- **TO DO**: Leave out the images; return the rest of the data exactly.

- **DATA SHOWN**:
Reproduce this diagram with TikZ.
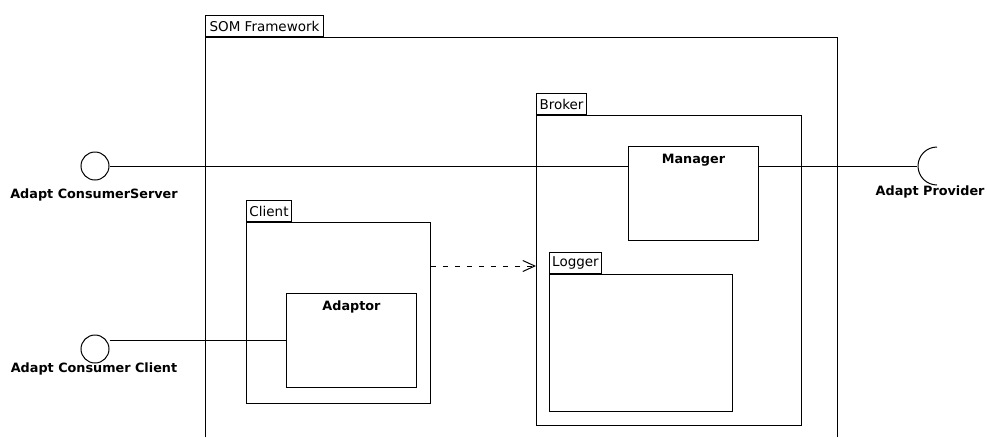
\documentclass[tikz,border=0pt]{standalone}
\usepackage{fontspec}
\setmainfont{DejaVu Sans}
\usetikzlibrary{arrows.meta}
\begin{document}
\begin{tikzpicture}[x=1pt,y=-1pt,line width=1pt,
  tabbox/.style={draw,anchor=south west,inner sep=0pt,minimum height=21pt,
    font=\fontsize{13.5}{14}\selectfont},
  pkgbox/.style={draw,anchor=north west,inner sep=0pt},
  compbox/.style={draw,anchor=north west,inner sep=0pt,minimum width=130pt,minimum height=94pt},
  boldtext/.style={font=\fontsize{12.8}{14}\bfseries\selectfont,inner sep=0pt},
  iface/.style={draw,circle,inner sep=0pt,minimum size=28pt},
  link/.style={draw},
  dep/.style={draw,dash pattern=on 5pt off 7pt,-{Straight Barb[length=12pt,width=11pt]}}]
\useasboundingbox (0,0) rectangle (987,437);

% SOM Framework package (open at the bottom)
\node[tabbox,minimum width=118pt] (somtab) at (205,37) {SOM Framework};
\coordinate (somtl) at (205,37);
\coordinate (somtr) at (837,37);
\coordinate (sombl) at (205,437);
\coordinate (sombr) at (837,437);
\draw (sombl) -- (somtl) -- (somtr) -- (sombr);

% Broker package
\node[tabbox,minimum width=50pt] (brokertab) at (536,115) {Broker};
\node[pkgbox,minimum width=265pt,minimum height=310pt] (broker) at (536,115) {};

% Manager component
\node[compbox] (manager) at (628,146) {};
\node[boldtext] (managerlbl) at ([yshift=-14pt]manager.north) {Manager};

% Logger package
\node[tabbox,minimum width=52pt] (loggertab) at (549,274) {Logger};
\node[pkgbox,minimum width=183pt,minimum height=137pt] (logger) at (549,274) {};

% Client package
\node[tabbox,minimum width=45pt] (clienttab) at (246,222) {Client};
\node[pkgbox,minimum width=184pt,minimum height=181pt] (client) at (246,222) {};

% Adaptor component
\node[compbox] (adaptor) at (286,293) {};
\node[boldtext] (adaptorlbl) at ([yshift=-14pt]adaptor.north) {Adaptor};

% Provided interfaces
\node[iface] (server) at (95,166) {};
\node[boldtext] (serverlbl) at (94,195) {Adapt ConsumerServer};
\node[iface] (cclient) at (95,349) {};
\node[boldtext] (cclientlbl) at (94,369) {Adapt Consumer Client};

% Required interface (socket)
\coordinate (provider) at (917,166);
\draw ([xshift=20pt,yshift=19pt]provider) arc (90:270:19pt and 19pt);
\node[boldtext,anchor=east] (providerlbl) at (985,192) {Adapt Provider};

% Connectors
\draw[link] (server.east) -- (server.east -| manager.west);
\draw[link] (manager.east |- server.east) -- (provider);
\draw[link] (adaptor.west -| cclient.east) -- (adaptor.west);
\coordinate (deplevel) at (0,266);
\draw[dep] (client.east |- deplevel) -- (broker.west |- deplevel);
\end{tikzpicture}
\end{document}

- **OUTPUT BELOW**:
Reproduce this diagram with TikZ.
\documentclass[tikz,border=0pt]{standalone}
\usepackage{fontspec}
\setmainfont{DejaVu Sans}
\usetikzlibrary{arrows.meta}
\begin{document}
\begin{tikzpicture}[x=1pt,y=-1pt,line width=1pt,
  tabbox/.style={draw,anchor=south west,inner sep=0pt,minimum height=21pt,
    font=\fontsize{13.5}{14}\selectfont},
  pkgbox/.style={draw,anchor=north west,inner sep=0pt},
  compbox/.style={draw,anchor=north west,inner sep=0pt,minimum width=130pt,minimum height=94pt},
  boldtext/.style={font=\fontsize{12.8}{14}\bfseries\selectfont,inner sep=0pt},
  iface/.style={draw,circle,inner sep=0pt,minimum size=28pt},
  link/.style={draw},
  dep/.style={draw,dash pattern=on 5pt off 7pt,-{Straight Barb[length=12pt,width=11pt]}}]
\useasboundingbox (0,0) rectangle (987,437);

% SOM Framework package (open at the bottom)
\node[tabbox,minimum width=118pt] (somtab) at (205,37) {SOM Framework};
\coordinate (somtl) at (205,37);
\coordinate (somtr) at (837,37);
\coordinate (sombl) at (205,437);
\coordinate (sombr) at (837,437);
\draw (sombl) -- (somtl) -- (somtr) -- (sombr);

% Broker package
\node[tabbox,minimum width=50pt] (brokertab) at (536,115) {Broker};
\node[pkgbox,minimum width=265pt,minimum height=310pt] (broker) at (536,115) {};

% Manager component
\node[compbox] (manager) at (628,146) {};
\node[boldtext] (managerlbl) at ([yshift=-14pt]manager.north) {Manager};

% Logger package
\node[tabbox,minimum width=52pt] (loggertab) at (549,274) {Logger};
\node[pkgbox,minimum width=183pt,minimum height=137pt] (logger) at (549,274) {};

% Client package
\node[tabbox,minimum width=45pt] (clienttab) at (246,222) {Client};
\node[pkgbox,minimum width=184pt,minimum height=181pt] (client) at (246,222) {};

% Adaptor component
\node[compbox] (adaptor) at (286,293) {};
\node[boldtext] (adaptorlbl) at ([yshift=-14pt]adaptor.north) {Adaptor};

% Provided interfaces
\node[iface] (server) at (95,166) {};
\node[boldtext] (serverlbl) at (94,195) {Adapt ConsumerServer};
\node[iface] (cclient) at (95,349) {};
\node[boldtext] (cclientlbl) at (94,369) {Adapt Consumer Client};

% Required interface (socket)
\coordinate (provider) at (917,166);
\draw ([xshift=20pt,yshift=19pt]provider) arc (90:270:19pt and 19pt);
\node[boldtext,anchor=east] (providerlbl) at (985,192) {Adapt Provider};

% Connectors
\draw[link] (server.east) -- (server.east -| manager.west);
\draw[link] (manager.east |- server.east) -- (provider);
\draw[link] (adaptor.west -| cclient.east) -- (adaptor.west);
\coordinate (deplevel) at (0,266);
\draw[dep] (client.east |- deplevel) -- (broker.west |- deplevel);
\end{tikzpicture}
\end{document}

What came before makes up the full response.